Did I hear right? Unbelievable! My friends had been laughing at me and saying school was too late for me. Had I forgotten it was fourteen years since I completed my ‘A’ Level studies? Family members were also saying I should stop dreaming and work hard to look after my family. It was not easy to turn a deaf ear to such disparaging comments. The song in my heart gave me confidence. Could this then be a double blessing for me? These generous good Samaritans even wanted to sponsor me on a full-time basis, but I opted for a part time course so that I could continue working and care for my love, and for my precious baby. A job would enable me to marry her sooner.

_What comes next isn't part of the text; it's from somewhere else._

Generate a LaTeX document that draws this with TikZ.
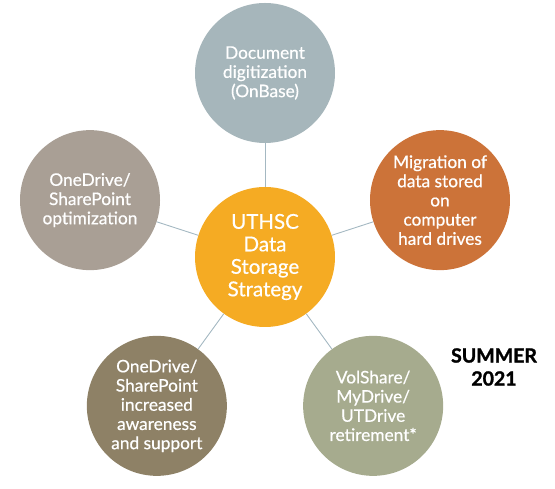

No words can portray adequately how I feel. I have pinched myself numerous times to see whether this is just a sweet and passing dream or not. How do I thank such generous people? How do I thank God most of all?
When 2020 started, I was at work. I also started as a student at the Bulawayo Polytechnic College doing Mechanical Engineering. I attend classes on Mondays, Wednesdays, Fridays and Sundays. I enjoy the theory classes. On Sundays we have practical sessions, and for me that is a joy ride as I do that daily at my workplace. I hope to complete my course at the end of 2021, and after I do, I hope to open my own engineering workshop. That is the song in my heart.